Kehadiran masyarakat yang berasal dari Nagari Gurun dan Lubuk Batingkok Kec. Harau serta Taeh Baruh dan Simalanggang, Kec. Payakumbuh itu diterima DPRD Sumbar, Supardi di ruang Khusus 1.
Rahman Syarif Dt. Patiah (39) perwakilan Kerapatan Adat Nagari (KAN) Baruah mengaku sengaja datang ke DPRD Sumbar menyampakan aspirasi dampak pembangunan jalan tol Padang – Pekanbaru yang melewati kampung mereka. Hewan liar dan tempat wisata dilindungi.
Sementara balai adat dan mushalla dikorbankan.
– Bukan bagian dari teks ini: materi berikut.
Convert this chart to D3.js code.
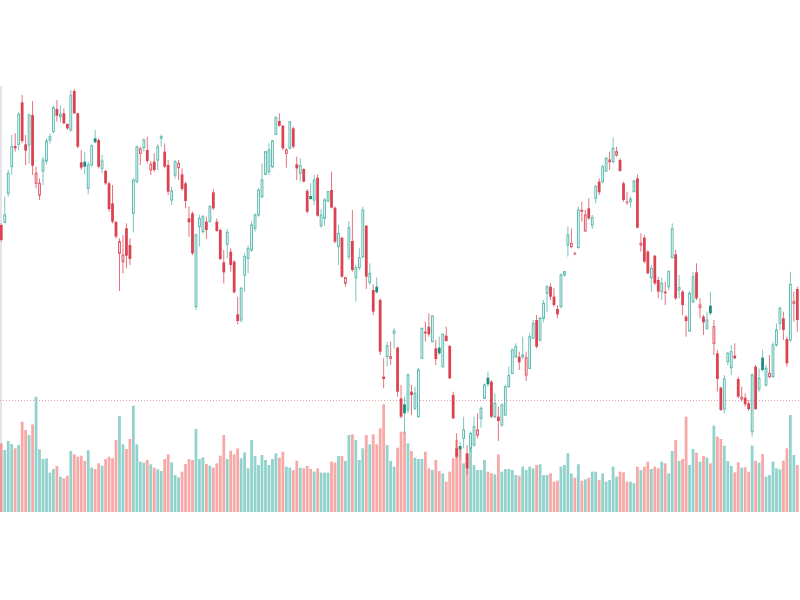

Malahan perkampungan padat dengan dua persukuan akan lenyap, lantaran dilalui jalan tol. Padahal masyarakat adat juga dilindungi undang undang.
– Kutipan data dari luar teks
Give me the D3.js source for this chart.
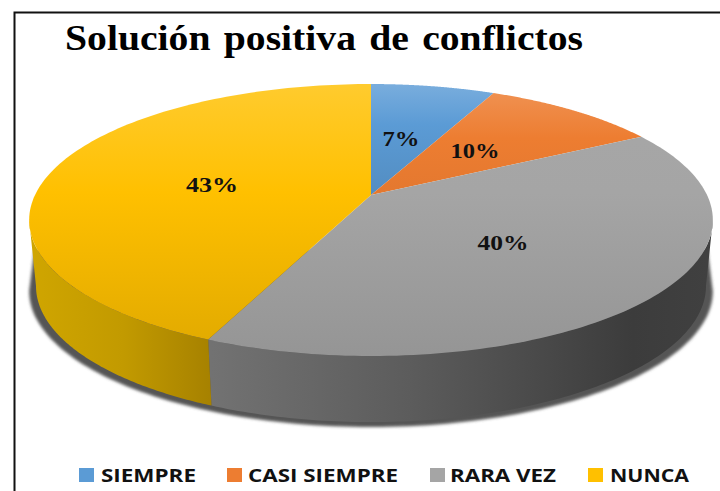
<!DOCTYPE html>
<html><head><meta charset="utf-8">
<script src="https://cdn.jsdelivr.net/npm/d3@7"></script>
<style>html,body{margin:0;padding:0;background:#fff}svg{display:block}</style>
</head><body><svg id="c" width="720" height="491"></svg>
<script>
const categories = ["SIEMPRE","CASI SIEMPRE","RARA VEZ","NUNCA"];
const values = [7,10,39.6,43.4];
const colors = ["#5b9bd5","#ed7d31","#a5a5a5","#ffc000"];
const titleText = "Solución positiva de conflictos";
const legendX = [79,227,430,588];
const legendW = [95,150,106,79];
const labelPos = [[401,139],[475,151],[503,243],[212,185]];
const labelW = [37,49,51,52];

const svg = d3.select("#c");
const defs = svg.append("defs");
const color = d3.scaleOrdinal(categories, colors);

// perspective pie projection
const X0=371,Y0=195,A=131.4,B=336,K=0.184,DEPTH=66,XS=0.98;
const proj = t => { const u=Math.sin(t), v=Math.cos(t), d=1+K*v;
  return [X0+B*u/d, Y0-A*v/d]; };
const arcPts = (a,b) => d3.range(0,121).map(i=>proj(a+(b-a)*i/120));
const lower = q => [X0+(q[0]-X0)*XS, q[1]+DEPTH];
const line = d3.line();

const arcs = d3.pie().sort(null).value(d=>d)(values);

// frame
svg.append("path").attr("d","M720,12.5H14.5V491").attr("fill","none").attr("stroke","#111").attr("stroke-width",2);

// gradients
const baseStop = [0.15,0.2,0.4,0.4], endDark = [0.3,0.15,0.1,0.12], topLight = [0.18,0.18,0.02,0.18];
categories.forEach((c,i)=>{
  const g=defs.append("linearGradient").attr("id","top"+i).attr("gradientUnits","userSpaceOnUse")
    .attr("x1",0).attr("x2",0).attr("y1",84).attr("y2",356);
  const base=color(c);
  g.append("stop").attr("offset",0).attr("stop-color",d3.interpolateRgb(base,"#fff")(topLight[i]));
  g.append("stop").attr("offset",baseStop[i]).attr("stop-color",base);
  g.append("stop").attr("offset",1).attr("stop-color",d3.interpolateRgb(base,"#000")(endDark[i]));
});
defs.append("filter").attr("id","soft").attr("x","-10%").attr("y","-10%").attr("width","120%").attr("height","120%")
  .append("feGaussianBlur").attr("stdDeviation",1.8);
const sideStops = {
  2:[[0,"#727272"],[0.4,"#5c5c5c"],[0.85,"#3c3c3c"],[1,"#404040"]],
  3:[[0,"#cfa500"],[0.5,"#c29a00"],[1,"#a68100"]]
};
const sideRange = {2:[212,707],3:[35,212]};
Object.keys(sideStops).forEach(i=>{
  const g=defs.append("linearGradient").attr("id","side"+i).attr("gradientUnits","userSpaceOnUse")
    .attr("x1",sideRange[i][0]).attr("x2",sideRange[i][1]).attr("y1",0).attr("y2",0);
  sideStops[i].forEach(s=>g.append("stop").attr("offset",s[0]).attr("stop-color",s[1]));
});

// side walls: visible between the right and left extremes of the rim
const extreme = Math.acos(-K);
const sides = [
  {i:2,a:Math.max(arcs[2].startAngle,extreme),b:arcs[2].endAngle},
  {i:3,a:arcs[3].startAngle,b:2*Math.PI-extreme}
];
// soft shadow under the walls, tapering up behind the wall ends
const rimPts = arcPts(extreme,2*Math.PI-extreme);
const shadowLow = rimPts.map(q=>[q[0],q[1]+DEPTH+5]);
const taper = q => [X0+(q[0]-X0)*0.985,q[1]+30];
svg.append("path").attr("fill","#555").attr("filter","url(#soft)")
  .attr("d",line([taper(rimPts[0])].concat(shadowLow,[taper(rimPts[rimPts.length-1])]))+"Z");

svg.append("g").selectAll("path").data(sides).join("path")
  .attr("fill",d=>`url(#side${d.i})`)
  .attr("d",d=>{ const p=arcPts(d.a,d.b);
    return line(p.concat(p.map(lower).reverse()))+"Z"; });

// top face
svg.append("g").selectAll("path").data(arcs).join("path")
  .attr("fill",(d,i)=>`url(#top${i})`)
  .attr("d",d=>line([[X0,Y0]].concat(arcPts(d.startAngle,d.endAngle)))+"Z");

// data labels
svg.append("g").selectAll("text").data(values).join("text")
  .attr("x",(d,i)=>labelPos[i][0]-labelW[i]/2).attr("y",(d,i)=>labelPos[i][1]+7)
  .attr("textLength",(d,i)=>labelW[i]).attr("lengthAdjust","spacingAndGlyphs")
  .attr("font-family","'Liberation Serif',serif").attr("font-weight","bold")
  .attr("font-size",21).attr("fill","#111").text(d=>d3.format(".0f")(d)+"%");

// title
svg.append("text").attr("x",65).attr("y",50)
  .attr("textLength",518).attr("lengthAdjust","spacingAndGlyphs")
  .attr("font-family","'Liberation Serif',serif").attr("font-weight","bold")
  .attr("font-size",36).attr("word-spacing",3).attr("fill","#000").text(titleText);

// legend
const lg=svg.append("g").selectAll("g").data(categories).join("g")
  .attr("transform",(d,i)=>`translate(${legendX[i]},468)`);
lg.append("rect").attr("width",15).attr("height",14).attr("fill",d=>color(d));
lg.append("text").attr("x",(d,i)=>i==1?21:i==2?20:22).attr("y",14)
  .attr("textLength",(d,i)=>legendW[i]).attr("lengthAdjust","spacingAndGlyphs")
  .attr("font-family","'Open Sans',sans-serif").attr("font-weight",700)
  .attr("font-size",18.5).attr("fill","#111").text(d=>d);
</script></body></html>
Masyarakat ujarnya sangat kecewa lantaran tidak adanya sosialisasi pembangunan tersebut. Anehnya, pemancangan dilakukan tanpa sepengetahuan masyarakat dan pemilik lahan.
“Mestinya ada pembicaraan dengan masyarakat. Kami tidak menolak jalan tol, tapi jangan melewati tempat sakral dan perkampungan padat. Padahal, pembangunannya bisa dialihkan, seperti melewati Gunung Bungsu,” ujarnya.
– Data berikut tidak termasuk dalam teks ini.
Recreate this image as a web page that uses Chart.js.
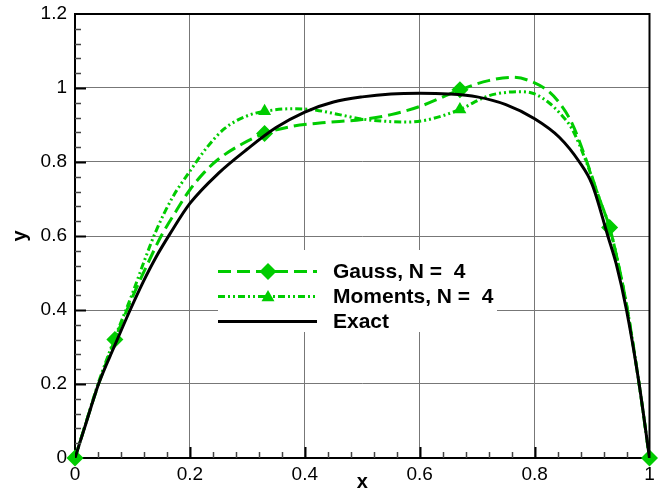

Hal sama, Mavilindo (58) warga Lubuak Batingkok mengaku sangat kecewa dengan pembangunan jalan tol tersebut. Ketua Gapoktan ini mengaku sangat tergantung dengan pekerjaan di lahan saat ini.
Dia mengaku hanya bisa bertani dan tidak mungkin dialihkan pada kerja lain.
Dia dengan wajah memelas berharap pembangunan jalan tol tersebut dialihkan. Apalagi, lahan yang dikerjakan saat ini sangat produktif dan subur.
“Sangat berat pekerjaan orang tua kami dulu membuka lahan tersebut. Sekarang sudah subur mau dijadikan jalan tol pula. Kami tidak anti pembangunan. Kami hanya berharap dipindahkan,” ujarnya.
Supardi menyambut baik keinginan masyarakat 4 nagari tersebut yang menyampaikan aspirasi ke DPRD Sumbar. Menurutnya, kehadiran jalan tol hendaknya tidak merugikan masyarakat, baik tempat tinggal ataupun pekerjaan.
Supardi berharap pembangunan jalan tol tersebut tidak melalui pemukiman masyarakat. Begitu juga, dengan ganti rugi tidak pukul rata.
“Kita berharap, pembangunan jalan tol tidak melewati pemukimam padat. Harus ada alternatif, untuk menimalisir. Kalau sekarang ada 10 areal pemukiman maka besok menjadi lima atau tiga,” ujarnya.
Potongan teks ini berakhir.